• Problem details: Return all of the data exactly, with nothing left out but the pictures.
━━━ Information shown ━━━
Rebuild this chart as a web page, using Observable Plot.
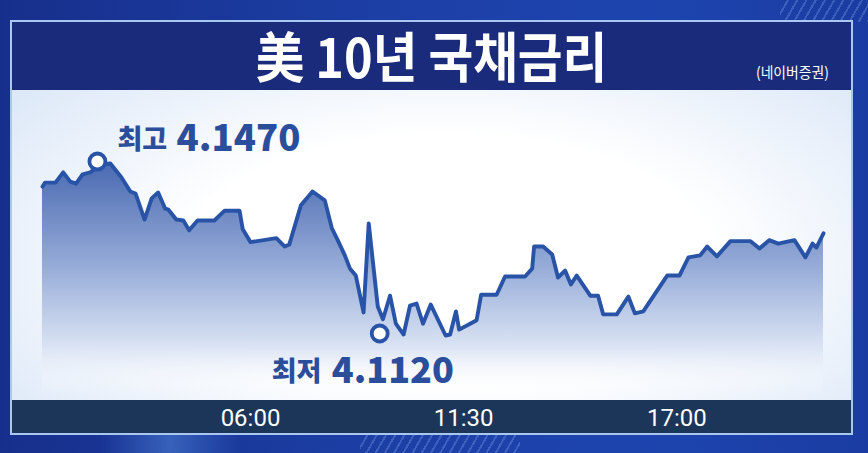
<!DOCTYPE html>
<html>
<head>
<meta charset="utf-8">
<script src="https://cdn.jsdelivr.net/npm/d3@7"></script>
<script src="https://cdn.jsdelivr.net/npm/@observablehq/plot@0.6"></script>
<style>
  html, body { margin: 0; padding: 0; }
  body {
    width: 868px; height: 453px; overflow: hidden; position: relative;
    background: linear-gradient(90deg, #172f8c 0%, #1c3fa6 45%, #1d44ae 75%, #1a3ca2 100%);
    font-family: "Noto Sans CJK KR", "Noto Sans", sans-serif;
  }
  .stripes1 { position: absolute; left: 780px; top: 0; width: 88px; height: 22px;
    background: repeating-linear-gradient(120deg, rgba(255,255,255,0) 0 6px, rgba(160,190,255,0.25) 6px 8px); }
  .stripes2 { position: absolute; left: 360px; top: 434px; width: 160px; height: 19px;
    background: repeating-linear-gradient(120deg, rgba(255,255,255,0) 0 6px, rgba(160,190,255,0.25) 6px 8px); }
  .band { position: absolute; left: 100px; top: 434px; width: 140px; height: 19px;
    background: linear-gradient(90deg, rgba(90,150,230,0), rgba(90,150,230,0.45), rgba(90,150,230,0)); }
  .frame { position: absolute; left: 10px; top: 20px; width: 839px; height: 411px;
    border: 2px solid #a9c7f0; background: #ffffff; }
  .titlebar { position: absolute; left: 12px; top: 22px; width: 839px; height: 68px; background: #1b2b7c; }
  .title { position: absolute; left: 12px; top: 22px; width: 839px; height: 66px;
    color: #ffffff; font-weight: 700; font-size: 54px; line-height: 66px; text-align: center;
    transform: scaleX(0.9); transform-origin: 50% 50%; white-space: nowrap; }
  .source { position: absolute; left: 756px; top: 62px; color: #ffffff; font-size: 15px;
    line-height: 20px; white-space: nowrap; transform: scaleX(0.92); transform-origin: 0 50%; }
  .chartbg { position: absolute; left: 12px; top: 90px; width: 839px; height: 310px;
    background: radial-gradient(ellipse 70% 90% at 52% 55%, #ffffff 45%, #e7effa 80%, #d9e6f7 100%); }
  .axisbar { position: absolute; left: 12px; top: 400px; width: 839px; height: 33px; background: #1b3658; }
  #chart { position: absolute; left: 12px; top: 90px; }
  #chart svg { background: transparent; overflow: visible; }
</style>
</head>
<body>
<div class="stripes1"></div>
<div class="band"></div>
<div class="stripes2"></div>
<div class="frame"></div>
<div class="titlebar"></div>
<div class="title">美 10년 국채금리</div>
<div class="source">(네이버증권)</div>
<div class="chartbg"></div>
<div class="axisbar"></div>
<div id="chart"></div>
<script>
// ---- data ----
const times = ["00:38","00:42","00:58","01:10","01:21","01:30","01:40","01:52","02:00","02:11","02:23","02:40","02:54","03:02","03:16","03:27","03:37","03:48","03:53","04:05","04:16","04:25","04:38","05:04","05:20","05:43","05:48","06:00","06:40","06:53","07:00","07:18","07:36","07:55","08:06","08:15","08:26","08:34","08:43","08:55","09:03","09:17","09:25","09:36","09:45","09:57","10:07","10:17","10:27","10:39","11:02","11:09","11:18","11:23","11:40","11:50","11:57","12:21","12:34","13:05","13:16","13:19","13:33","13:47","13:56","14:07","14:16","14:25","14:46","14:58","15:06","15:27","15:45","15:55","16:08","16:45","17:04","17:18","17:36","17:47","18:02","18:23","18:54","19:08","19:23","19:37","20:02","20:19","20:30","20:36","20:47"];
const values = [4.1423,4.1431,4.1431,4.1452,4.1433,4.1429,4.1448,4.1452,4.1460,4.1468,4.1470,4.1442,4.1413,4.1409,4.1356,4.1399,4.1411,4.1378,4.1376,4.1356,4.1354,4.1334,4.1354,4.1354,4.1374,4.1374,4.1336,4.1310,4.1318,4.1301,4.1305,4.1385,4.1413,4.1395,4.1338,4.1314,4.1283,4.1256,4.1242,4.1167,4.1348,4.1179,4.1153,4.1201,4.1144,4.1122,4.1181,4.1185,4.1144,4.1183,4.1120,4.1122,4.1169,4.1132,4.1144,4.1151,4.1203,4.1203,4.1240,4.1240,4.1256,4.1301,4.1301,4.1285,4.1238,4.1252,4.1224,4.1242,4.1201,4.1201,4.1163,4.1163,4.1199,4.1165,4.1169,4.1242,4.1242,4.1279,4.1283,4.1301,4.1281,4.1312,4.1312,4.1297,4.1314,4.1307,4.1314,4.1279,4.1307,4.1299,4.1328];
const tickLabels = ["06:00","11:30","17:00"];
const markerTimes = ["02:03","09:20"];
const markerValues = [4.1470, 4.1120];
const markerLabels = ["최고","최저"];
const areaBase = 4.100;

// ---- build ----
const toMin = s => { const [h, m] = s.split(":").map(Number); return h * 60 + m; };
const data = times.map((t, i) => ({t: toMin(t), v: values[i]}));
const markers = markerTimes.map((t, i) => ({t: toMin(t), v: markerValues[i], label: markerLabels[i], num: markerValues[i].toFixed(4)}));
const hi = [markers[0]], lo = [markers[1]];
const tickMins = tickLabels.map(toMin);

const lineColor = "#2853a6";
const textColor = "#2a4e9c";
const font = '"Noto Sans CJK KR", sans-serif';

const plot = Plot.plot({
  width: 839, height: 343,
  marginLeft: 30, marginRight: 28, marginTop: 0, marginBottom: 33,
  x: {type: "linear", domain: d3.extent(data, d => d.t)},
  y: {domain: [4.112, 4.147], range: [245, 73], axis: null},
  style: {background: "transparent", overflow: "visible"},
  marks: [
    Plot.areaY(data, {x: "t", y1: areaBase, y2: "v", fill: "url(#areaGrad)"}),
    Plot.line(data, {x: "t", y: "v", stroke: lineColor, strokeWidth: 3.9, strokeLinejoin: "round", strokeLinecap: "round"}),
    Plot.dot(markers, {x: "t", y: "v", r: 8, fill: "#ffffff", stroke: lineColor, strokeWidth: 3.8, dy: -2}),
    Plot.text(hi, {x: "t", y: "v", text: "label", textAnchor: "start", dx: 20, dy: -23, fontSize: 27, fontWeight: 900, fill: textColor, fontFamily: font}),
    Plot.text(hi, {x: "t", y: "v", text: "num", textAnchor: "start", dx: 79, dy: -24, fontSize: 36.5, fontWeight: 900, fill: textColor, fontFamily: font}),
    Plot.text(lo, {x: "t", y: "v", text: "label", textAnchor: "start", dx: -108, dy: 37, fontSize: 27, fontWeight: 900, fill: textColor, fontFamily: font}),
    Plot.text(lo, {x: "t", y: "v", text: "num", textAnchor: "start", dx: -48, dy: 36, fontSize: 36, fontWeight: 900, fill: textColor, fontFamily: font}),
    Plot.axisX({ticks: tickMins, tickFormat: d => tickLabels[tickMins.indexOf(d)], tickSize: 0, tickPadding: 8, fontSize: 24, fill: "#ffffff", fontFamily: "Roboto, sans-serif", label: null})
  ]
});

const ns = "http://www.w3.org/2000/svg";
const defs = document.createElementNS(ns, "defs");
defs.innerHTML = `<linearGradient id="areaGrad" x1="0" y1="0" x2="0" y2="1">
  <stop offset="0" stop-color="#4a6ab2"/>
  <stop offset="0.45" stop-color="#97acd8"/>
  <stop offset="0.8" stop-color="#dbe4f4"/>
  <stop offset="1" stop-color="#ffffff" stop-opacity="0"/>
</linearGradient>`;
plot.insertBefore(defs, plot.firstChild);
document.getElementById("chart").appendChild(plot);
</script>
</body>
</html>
━━━
• Output below:
Rebuild this chart as a web page, using Observable Plot.
<!DOCTYPE html>
<html>
<head>
<meta charset="utf-8">
<script src="https://cdn.jsdelivr.net/npm/d3@7"></script>
<script src="https://cdn.jsdelivr.net/npm/@observablehq/plot@0.6"></script>
<style>
  html, body { margin: 0; padding: 0; }
  body {
    width: 868px; height: 453px; overflow: hidden; position: relative;
    background: linear-gradient(90deg, #172f8c 0%, #1c3fa6 45%, #1d44ae 75%, #1a3ca2 100%);
    font-family: "Noto Sans CJK KR", "Noto Sans", sans-serif;
  }
  .stripes1 { position: absolute; left: 780px; top: 0; width: 88px; height: 22px;
    background: repeating-linear-gradient(120deg, rgba(255,255,255,0) 0 6px, rgba(160,190,255,0.25) 6px 8px); }
  .stripes2 { position: absolute; left: 360px; top: 434px; width: 160px; height: 19px;
    background: repeating-linear-gradient(120deg, rgba(255,255,255,0) 0 6px, rgba(160,190,255,0.25) 6px 8px); }
  .band { position: absolute; left: 100px; top: 434px; width: 140px; height: 19px;
    background: linear-gradient(90deg, rgba(90,150,230,0), rgba(90,150,230,0.45), rgba(90,150,230,0)); }
  .frame { position: absolute; left: 10px; top: 20px; width: 839px; height: 411px;
    border: 2px solid #a9c7f0; background: #ffffff; }
  .titlebar { position: absolute; left: 12px; top: 22px; width: 839px; height: 68px; background: #1b2b7c; }
  .title { position: absolute; left: 12px; top: 22px; width: 839px; height: 66px;
    color: #ffffff; font-weight: 700; font-size: 54px; line-height: 66px; text-align: center;
    transform: scaleX(0.9); transform-origin: 50% 50%; white-space: nowrap; }
  .source { position: absolute; left: 756px; top: 62px; color: #ffffff; font-size: 15px;
    line-height: 20px; white-space: nowrap; transform: scaleX(0.92); transform-origin: 0 50%; }
  .chartbg { position: absolute; left: 12px; top: 90px; width: 839px; height: 310px;
    background: radial-gradient(ellipse 70% 90% at 52% 55%, #ffffff 45%, #e7effa 80%, #d9e6f7 100%); }
  .axisbar { position: absolute; left: 12px; top: 400px; width: 839px; height: 33px; background: #1b3658; }
  #chart { position: absolute; left: 12px; top: 90px; }
  #chart svg { background: transparent; overflow: visible; }
</style>
</head>
<body>
<div class="stripes1"></div>
<div class="band"></div>
<div class="stripes2"></div>
<div class="frame"></div>
<div class="titlebar"></div>
<div class="title">美 10년 국채금리</div>
<div class="source">(네이버증권)</div>
<div class="chartbg"></div>
<div class="axisbar"></div>
<div id="chart"></div>
<script>
// ---- data ----
const times = ["00:38","00:42","00:58","01:10","01:21","01:30","01:40","01:52","02:00","02:11","02:23","02:40","02:54","03:02","03:16","03:27","03:37","03:48","03:53","04:05","04:16","04:25","04:38","05:04","05:20","05:43","05:48","06:00","06:40","06:53","07:00","07:18","07:36","07:55","08:06","08:15","08:26","08:34","08:43","08:55","09:03","09:17","09:25","09:36","09:45","09:57","10:07","10:17","10:27","10:39","11:02","11:09","11:18","11:23","11:40","11:50","11:57","12:21","12:34","13:05","13:16","13:19","13:33","13:47","13:56","14:07","14:16","14:25","14:46","14:58","15:06","15:27","15:45","15:55","16:08","16:45","17:04","17:18","17:36","17:47","18:02","18:23","18:54","19:08","19:23","19:37","20:02","20:19","20:30","20:36","20:47"];
const values = [4.1423,4.1431,4.1431,4.1452,4.1433,4.1429,4.1448,4.1452,4.1460,4.1468,4.1470,4.1442,4.1413,4.1409,4.1356,4.1399,4.1411,4.1378,4.1376,4.1356,4.1354,4.1334,4.1354,4.1354,4.1374,4.1374,4.1336,4.1310,4.1318,4.1301,4.1305,4.1385,4.1413,4.1395,4.1338,4.1314,4.1283,4.1256,4.1242,4.1167,4.1348,4.1179,4.1153,4.1201,4.1144,4.1122,4.1181,4.1185,4.1144,4.1183,4.1120,4.1122,4.1169,4.1132,4.1144,4.1151,4.1203,4.1203,4.1240,4.1240,4.1256,4.1301,4.1301,4.1285,4.1238,4.1252,4.1224,4.1242,4.1201,4.1201,4.1163,4.1163,4.1199,4.1165,4.1169,4.1242,4.1242,4.1279,4.1283,4.1301,4.1281,4.1312,4.1312,4.1297,4.1314,4.1307,4.1314,4.1279,4.1307,4.1299,4.1328];
const tickLabels = ["06:00","11:30","17:00"];
const markerTimes = ["02:03","09:20"];
const markerValues = [4.1470, 4.1120];
const markerLabels = ["최고","최저"];
const areaBase = 4.100;

// ---- build ----
const toMin = s => { const [h, m] = s.split(":").map(Number); return h * 60 + m; };
const data = times.map((t, i) => ({t: toMin(t), v: values[i]}));
const markers = markerTimes.map((t, i) => ({t: toMin(t), v: markerValues[i], label: markerLabels[i], num: markerValues[i].toFixed(4)}));
const hi = [markers[0]], lo = [markers[1]];
const tickMins = tickLabels.map(toMin);

const lineColor = "#2853a6";
const textColor = "#2a4e9c";
const font = '"Noto Sans CJK KR", sans-serif';

const plot = Plot.plot({
  width: 839, height: 343,
  marginLeft: 30, marginRight: 28, marginTop: 0, marginBottom: 33,
  x: {type: "linear", domain: d3.extent(data, d => d.t)},
  y: {domain: [4.112, 4.147], range: [245, 73], axis: null},
  style: {background: "transparent", overflow: "visible"},
  marks: [
    Plot.areaY(data, {x: "t", y1: areaBase, y2: "v", fill: "url(#areaGrad)"}),
    Plot.line(data, {x: "t", y: "v", stroke: lineColor, strokeWidth: 3.9, strokeLinejoin: "round", strokeLinecap: "round"}),
    Plot.dot(markers, {x: "t", y: "v", r: 8, fill: "#ffffff", stroke: lineColor, strokeWidth: 3.8, dy: -2}),
    Plot.text(hi, {x: "t", y: "v", text: "label", textAnchor: "start", dx: 20, dy: -23, fontSize: 27, fontWeight: 900, fill: textColor, fontFamily: font}),
    Plot.text(hi, {x: "t", y: "v", text: "num", textAnchor: "start", dx: 79, dy: -24, fontSize: 36.5, fontWeight: 900, fill: textColor, fontFamily: font}),
    Plot.text(lo, {x: "t", y: "v", text: "label", textAnchor: "start", dx: -108, dy: 37, fontSize: 27, fontWeight: 900, fill: textColor, fontFamily: font}),
    Plot.text(lo, {x: "t", y: "v", text: "num", textAnchor: "start", dx: -48, dy: 36, fontSize: 36, fontWeight: 900, fill: textColor, fontFamily: font}),
    Plot.axisX({ticks: tickMins, tickFormat: d => tickLabels[tickMins.indexOf(d)], tickSize: 0, tickPadding: 8, fontSize: 24, fill: "#ffffff", fontFamily: "Roboto, sans-serif", label: null})
  ]
});

const ns = "http://www.w3.org/2000/svg";
const defs = document.createElementNS(ns, "defs");
defs.innerHTML = `<linearGradient id="areaGrad" x1="0" y1="0" x2="0" y2="1">
  <stop offset="0" stop-color="#4a6ab2"/>
  <stop offset="0.45" stop-color="#97acd8"/>
  <stop offset="0.8" stop-color="#dbe4f4"/>
  <stop offset="1" stop-color="#ffffff" stop-opacity="0"/>
</linearGradient>`;
plot.insertBefore(defs, plot.firstChild);
document.getElementById("chart").appendChild(plot);
</script>
</body>
</html>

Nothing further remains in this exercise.